# My Fracino Cherub + SGP



## Clifford (Dec 7, 2017)

This new set up is providing me with a near-constant supply of quality coffee and saving me a great deal of money on visits to the cafe. The Cherub (and milk jug) were kindly supplied by @coffeebean for very competitive prices.


----------



## zeezaw (Nov 12, 2017)

Sweet setup.


----------



## xpresso (Jan 16, 2018)

Clifford said:


> This new set up is providing me with a near-constant supply of quality coffee and saving me a great deal of money on visits to the cafe. The Cherub (and milk jug) were kindly supplied by @coffeebean for very competitive prices.
> 
> View attachment 34781


Not only saving money but you get to control the quality of your coffee.

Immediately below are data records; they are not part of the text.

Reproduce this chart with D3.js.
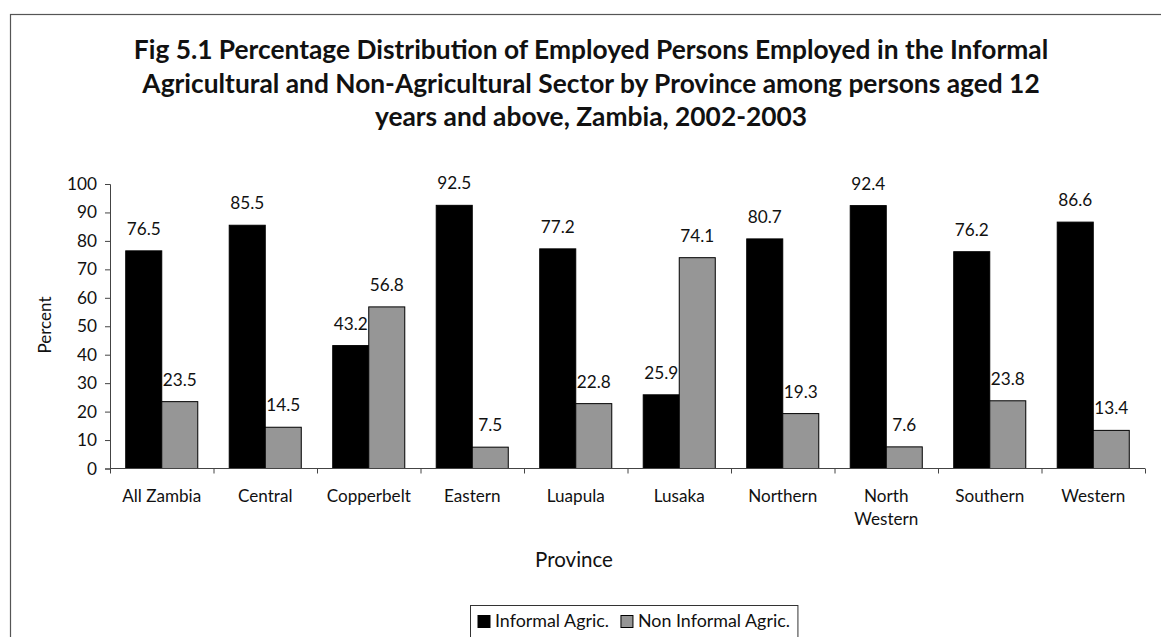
<!DOCTYPE html>
<html>
<head>
<meta charset="utf-8">
<script src="https://cdn.jsdelivr.net/npm/d3@7"></script>
<style>
  html, body { margin: 0; padding: 0; background: #fff; }
  svg { display: block; }
  text { font-family: Lato, "Open Sans", sans-serif; fill: #111; }
</style>
</head>
<body>
<svg id="chart" width="1161" height="637"></svg>
<script>
const provinces = ["All Zambia", "Central", "Copperbelt", "Eastern", "Luapula", "Lusaka", "Northern", "North Western", "Southern", "Western"];
const seriesNames = ["Informal Agric.", "Non Informal Agric."];
const informalAgric = [76.5, 85.5, 43.2, 92.5, 77.2, 25.9, 80.7, 92.4, 76.2, 86.6];
const nonInformalAgric = [23.5, 14.5, 56.8, 7.5, 22.8, 74.1, 19.3, 7.6, 23.8, 13.4];
const yTicks = [0, 10, 20, 30, 40, 50, 60, 70, 80, 90, 100];
const titleLines = [
  "Fig 5.1 Percentage Distribution of Employed Persons Employed in the Informal",
  "Agricultural and Non-Agricultural Sector by Province among persons aged 12",
  "years and above, Zambia, 2002-2003"
];
const colors = ["#000000", "#969696"];

const svg = d3.select("#chart");

function fitSize(str, weight, target) {
  const t = svg.append("text").style("font-size", "100px").style("font-weight", weight).text(str);
  const w = t.node().getComputedTextLength();
  t.remove();
  return 100 * target / w;
}
const titleSize = fitSize(titleLines[0], "bold", 915);
const catSize = fitSize("All Zambia", "normal", 79);
const valSize = fitSize("76.5", "normal", 34);
const tickSize = fitSize("100", "normal", 30);
const provSize = fitSize("Province", "normal", 78);
const legSize = fitSize("Informal Agric.", "normal", 114);
const pctSize = fitSize("Percent", "normal", 57);

svg.append("rect").attr("x", 10.5).attr("y", 14.5).attr("width", 1200).attr("height", 700)
  .attr("fill", "none").attr("stroke", "#555").attr("stroke-width", 1.2);

svg.append("g").selectAll("text").data(titleLines).join("text")
  .attr("x", 591).attr("y", (d, i) => 59 + i * 33.5)
  .attr("text-anchor", "middle")
  .style("font-weight", "bold").style("font-size", titleSize + "px")
  .text(d => d);

const x0 = 110, x1 = 1145, yBase = 468.5, yTop = 184;
const x = d3.scaleBand().domain(provinces).range([x0, x1]).paddingInner(0.304).paddingOuter(0.152);
const xs = d3.scaleBand().domain(seriesNames).range([0, x.bandwidth()]);
const y = d3.scaleLinear().domain([0, 100]).range([yBase, yTop]);

const rows = provinces.map((p, i) => ({ p, vals: [informalAgric[i], nonInformalAgric[i]] }));

const groups = svg.append("g").selectAll("g").data(rows).join("g")
  .attr("transform", d => `translate(${x(d.p)},0)`);
groups.selectAll("rect").data(d => d.vals.map((v, j) => ({ v, s: seriesNames[j], j }))).join("rect")
  .attr("x", d => xs(d.s)).attr("width", xs.bandwidth())
  .attr("y", d => y(d.v)).attr("height", d => y(0) - y(d.v))
  .attr("fill", d => colors[d.j]).attr("stroke", "#000").attr("stroke-width", 1);
groups.selectAll("text").data(d => d.vals.map((v, j) => ({ v, s: seriesNames[j], j }))).join("text")
  .attr("x", d => xs(d.s) + xs.bandwidth() / 2).attr("y", d => y(d.v) - 16)
  .attr("text-anchor", "middle").style("font-size", valSize + "px")
  .text(d => d.v.toFixed(1));

const yAxis = d3.axisLeft(y).tickValues(yTicks).tickSize(5).tickPadding(8);
const gy = svg.append("g").attr("transform", `translate(${x0},0)`).call(yAxis);
gy.select(".domain").attr("stroke", "#444");
gy.selectAll(".tick line").attr("stroke", "#444");
gy.selectAll(".tick text").style("font-size", tickSize + "px").style("font-family", "Lato, 'Open Sans', sans-serif").attr("fill", "#111");

const idx = d3.scaleLinear().domain([0, provinces.length]).range([x0, x1]);
const xAxis = d3.axisBottom(idx).ticks(provinces.length).tickSize(5).tickFormat("");
const gx = svg.append("g").attr("transform", `translate(0,${yBase})`).call(xAxis);
gx.select(".domain").attr("stroke", "#444").attr("d", `M${x0},0H${x1}`);
gx.selectAll(".tick line").attr("stroke", "#444");

const lbl = svg.append("g").selectAll("text").data(provinces).join("text")
  .attr("x", d => x(d) + x.bandwidth() / 2).attr("y", 502)
  .attr("text-anchor", "middle").style("font-size", catSize + "px");
lbl.each(function(d) {
  const t = d3.select(this);
  const parts = d === "North Western" ? ["North", "Western"] : [d];
  parts.forEach((p, i) => t.append("tspan").attr("x", x(d) + x.bandwidth() / 2).attr("dy", i ? 23 : 0).text(p));
});

svg.append("text").attr("x", 574).attr("y", 567).attr("text-anchor", "middle")
  .style("font-size", provSize + "px").text("Province");
svg.append("text").attr("transform", "translate(51,325) rotate(-90)").attr("text-anchor", "middle")
  .style("font-size", pctSize + "px").text("Percent");

const leg = svg.append("g");
const legBox = leg.append("rect").attr("x", 470.5).attr("y", 605.5).attr("height", 40)
  .attr("fill", "#fff").attr("stroke", "#333");
let cx = 478, lastEnd = 0;
seriesNames.forEach((n, i) => {
  leg.append("rect").attr("x", cx).attr("y", 615.5).attr("width", 12).attr("height", 12)
    .attr("fill", colors[i]).attr("stroke", "#000");
  const t = leg.append("text").attr("x", cx + 17).attr("y", 627).style("font-size", legSize + "px").text(n);
  const w = t.node().getComputedTextLength();
  lastEnd = cx + 17 + w;
  cx = lastEnd + 12;
});
legBox.attr("width", lastEnd + 8 - 470.5);
</script>
</body>
</html>
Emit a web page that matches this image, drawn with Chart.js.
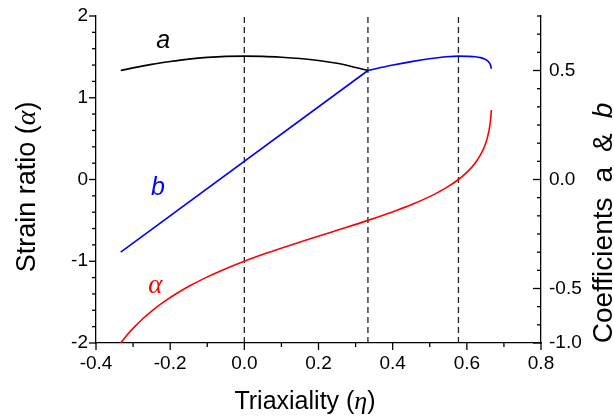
<!DOCTYPE html>
<html><head><meta charset="utf-8">
<script src="https://cdn.jsdelivr.net/npm/chart.js@4.4.0/dist/chart.umd.min.js"></script>
<style>html,body{margin:0;padding:0;background:#fff;}#wrap{width:614px;height:419px;}</style>
</head><body><div id="wrap"><canvas id="c" width="614" height="419"></canvas></div>
<script>
// Strain ratio alpha vs triaxiality (left axis)
const etaAlpha = [-0.3333,-0.3157,-0.2957,-0.2731,-0.2474,-0.2182,-0.1849,-0.1469,-0.1037,-0.0548,0,0.0605,0.126,0.1949,0.2649,0.3333,0.3974,0.4545,0.504,0.5447,0.5774,0.6028,0.6222,0.6367,0.6472,0.6547,0.6598,0.6633,0.6653,0.666];
const alphaValues = [-2,-1.9,-1.8,-1.7,-1.6,-1.5,-1.4,-1.3,-1.2,-1.1,-1.0,-0.9,-0.8,-0.7,-0.6,-0.5,-0.4,-0.3,-0.2,-0.1,0,0.1,0.2,0.3,0.4,0.5,0.6,0.7,0.8,0.85];
// Coefficient a (right axis)
const etaA = [-0.3333,-0.3,-0.25,-0.2,-0.15,-0.1,-0.05,0,0.05,0.1,0.15,0.2,0.25,0.3,0.3333];
const aValues = [0.500,0.512,0.528,0.541,0.552,0.560,0.565,0.566,0.565,0.561,0.555,0.546,0.533,0.514,0.500];
// Coefficient b (right axis): linear part and curved part
const etaBLine = [-0.3333,0.3333];
const bLineValues = [-0.3333,0.500];
const etaBCurve = [0.3333,0.3974,0.4545,0.504,0.5447,0.5774,0.6028,0.6222,0.6367,0.6472,0.6547,0.6598,0.6633,0.6653,0.666];
const bCurveValues = [0.500,0.524,0.542,0.555,0.563,0.566,0.565,0.563,0.559,0.553,0.546,0.537,0.527,0.515,0.508];
// Reference triaxialities (dashed lines)
const dashedEta = [0, 0.3333, 0.5774];
// Ticks
const xTickValues = [-0.4,-0.2,0,0.2,0.4,0.6,0.8];
const xTickLabels = ['-0.4','-0.2','0.0','0.2','0.4','0.6','0.8'];
const yTickValues = [-2,-1,0,1,2];
const yTickLabels = ['-2','-1','0','1','2'];
const y2TickValues = [-0.75,-0.5,0,0.5];
const y2TickLabels = ['-1.0','-0.5','0.0','0.5'];

const pts = (xs, ys) => xs.map((v,i)=>({x:v,y:ys[i]}));
const SANS = 'Liberation Sans, Arial, sans-serif';
const SERIF = 'Liberation Serif, Times New Roman, serif';

const datasets = [];
dashedEta.forEach(e => datasets.push({data:[{x:e,y:-2},{x:e,y:2}], yAxisID:'y', borderColor:'#222', borderWidth:1.3, borderDash:[6,4], pointRadius:0, showLine:true, order:10}));
datasets.push({data:pts(etaAlpha,alphaValues), yAxisID:'y', borderColor:'#ff0000', borderWidth:1.6, pointRadius:0, showLine:true, cubicInterpolationMode:'monotone', order:1});
datasets.push({data:pts(etaA,aValues), yAxisID:'y2', borderColor:'#000000', borderWidth:1.6, pointRadius:0, showLine:true, cubicInterpolationMode:'monotone', order:1});
datasets.push({data:pts(etaBLine,bLineValues), yAxisID:'y2', borderColor:'#0000ff', borderWidth:1.6, pointRadius:0, showLine:true, tension:0, order:1});
datasets.push({data:pts(etaBCurve,bCurveValues), yAxisID:'y2', borderColor:'#0000ff', borderWidth:1.6, pointRadius:0, showLine:true, cubicInterpolationMode:'monotone', order:1});

function drawRich(ctx, segs, x, y, rot) {
  ctx.save();
  ctx.translate(x, y); ctx.rotate(rot);
  ctx.textBaseline = 'alphabetic'; ctx.textAlign = 'left';
  let total = 0;
  segs.forEach(s => { ctx.font = s.font; s.w = ctx.measureText(s.text).width; total += s.w + (s.gap||0); });
  let cx = -total/2;
  segs.forEach(s => { ctx.font = s.font; ctx.fillStyle = s.color||'#000'; ctx.fillText(s.text, cx, 0); cx += s.w + (s.gap||0); });
  ctx.restore();
}

const decor = {
  id:'decor',
  afterDraw(chart){
    const ctx = chart.ctx, ca = chart.chartArea;
    const sx = chart.scales.x, sy = chart.scales.y, sy2 = chart.scales.y2;
    ctx.save();
    ctx.strokeStyle = '#000'; ctx.lineWidth = 1.3;
    const seg = (x1,y1,x2,y2)=>{ctx.beginPath();ctx.moveTo(x1,y1);ctx.lineTo(x2,y2);ctx.stroke();};
    // x ticks (outward, down)
    for (let i=0;i<=12;i++){ const v=-0.4+i*0.1; const p=sx.getPixelForValue(v); seg(p,ca.bottom,p,ca.bottom+(i%2===0?7:4)); }
    // left y ticks (outward, left)
    for (let i=0;i<=20;i++){ const v=-2+i*0.2; const p=sy.getPixelForValue(v); seg(ca.left,p,ca.left-(i%5===0?7:4),p); }
    // right y ticks (inward, left)
    for (let i=0;i<=18;i++){ const v=-0.75+i*(1/12); const p=sy2.getPixelForValue(v); const major = (i===0||i===3||i===9||i===15); seg(ca.right,p,ca.right-(major?8:4),p); }
    ctx.restore();
    // curve labels
    ctx.save();
    ctx.textAlign='center'; ctx.textBaseline='middle';
    ctx.font = 'italic 25px '+SANS; ctx.fillStyle='#000';
    ctx.fillText('a', sx.getPixelForValue(-0.219), sy.getPixelForValue(1.69));
    ctx.fillStyle='#0000ff';
    ctx.fillText('b', sx.getPixelForValue(-0.233), sy.getPixelForValue(-0.11));
    ctx.font = 'italic 27px '+SERIF; ctx.fillStyle='#ff0000';
    ctx.fillText('\u03B1', sx.getPixelForValue(-0.24), sy.getPixelForValue(-1.30));
    ctx.restore();
    // axis titles
    drawRich(ctx, [{text:'Triaxiality (', font:'25px '+SANS},{text:'\u03B7', font:'italic 26px '+SERIF},{text:')', font:'25px '+SANS}], 305, 409, 0);
    drawRich(ctx, [{text:'Strain ratio (', font:'27px '+SANS},{text:'\u03B1', font:'italic 28px '+SERIF},{text:')', font:'27px '+SANS}], 35, 187, -Math.PI/2);
    drawRich(ctx, [{text:'Coefficients', font:'28px '+SANS, gap:15},{text:'a', font:'28px '+SANS, gap:15},{text:'&', font:'28px '+SANS, gap:15},{text:'b', font:'italic 28px '+SANS}], 612, 223, -Math.PI/2);
  }
};

const tickFont = {family:SANS, size:19};
new Chart(document.getElementById('c'), {
  type:'scatter',
  data:{datasets},
  options:{
    responsive:false, animation:false, devicePixelRatio:1,
    layout:{padding:{top:16,left:0,right:0,bottom:0}},
    plugins:{legend:{display:false}, tooltip:{enabled:false}},
    scales:{
      x:{type:'linear', position:'bottom', min:-0.4, max:0.8,
         afterBuildTicks:s=>{s.ticks = xTickValues.map(v=>({value:v}));},
         afterFit:s=>{s.height=76;},
         ticks:{autoSkip:false, maxRotation:0, font:tickFont, color:'#000', padding:1, callback:(v)=>xTickLabels[xTickValues.findIndex(t=>Math.abs(t-v)<1e-6)]},
         grid:{display:false}, border:{display:true,color:'#000',width:1.3}},
      y:{type:'linear', position:'left', min:-2, max:2,
         afterBuildTicks:s=>{s.ticks = yTickValues.map(v=>({value:v}));},
         afterFit:s=>{s.width=96;},
         ticks:{autoSkip:false, font:tickFont, color:'#000', padding:0, callback:(v)=>yTickLabels[yTickValues.findIndex(t=>Math.abs(t-v)<1e-6)]},
         grid:{display:false}, border:{display:true,color:'#000',width:1.3}},
      y2:{type:'linear', position:'right', min:-0.75, max:0.75,
         afterBuildTicks:s=>{s.ticks = y2TickValues.map(v=>({value:v}));},
         afterFit:s=>{s.width=73;},
         ticks:{autoSkip:false, font:tickFont, color:'#000', padding:0, callback:(v)=>y2TickLabels[y2TickValues.findIndex(t=>Math.abs(t-v)<1e-6)]},
         grid:{display:false}, border:{display:true,color:'#000',width:1.3}}
    }
  },
  plugins:[decor]
});
</script></body></html>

Nice set up, I initially found it difficult to use our kit sited very similarly to yours or do you pull it out to use it ?.

Jon.


----------



## Clifford (Dec 7, 2017)

Perhaps the picture is a little deceptive because everything is within pretty easy reach. I really only need to pull the Cherub out to top up the water tank, and on its rubber feet it slides easily across the worktop.


----------



## Drellis (Aug 31, 2018)

Snap! I have the same setup!


----------



## 4085 (Nov 23, 2012)

Drellis said:


> Snap! I have the same setup!
> View attachment 36883


That looks like a Heavenly to me, of course I could be wrong


----------



## xpresso (Jan 16, 2018)

Drellis said:


> Snap! I have the same setup!
> View attachment 36883


Two identical setup's in differing environments, both looking very smart and the ability to compare notes.

Jon.


----------



## Drellis (Aug 31, 2018)

dfk41 said:


> That looks like a Heavenly to me, of course I could be wrong


It's an older version of the Cherub (the one with the shallow drip tray). I think it was made in 2011.


----------



## Drellis (Aug 31, 2018)

Exactly, I've only had mine a month or so. How have you found using it on a daily basis?


----------



## L.Atte (Oct 10, 2018)

They both look amazing!


----------



## bubbles (Sep 23, 2018)

nice setup


----------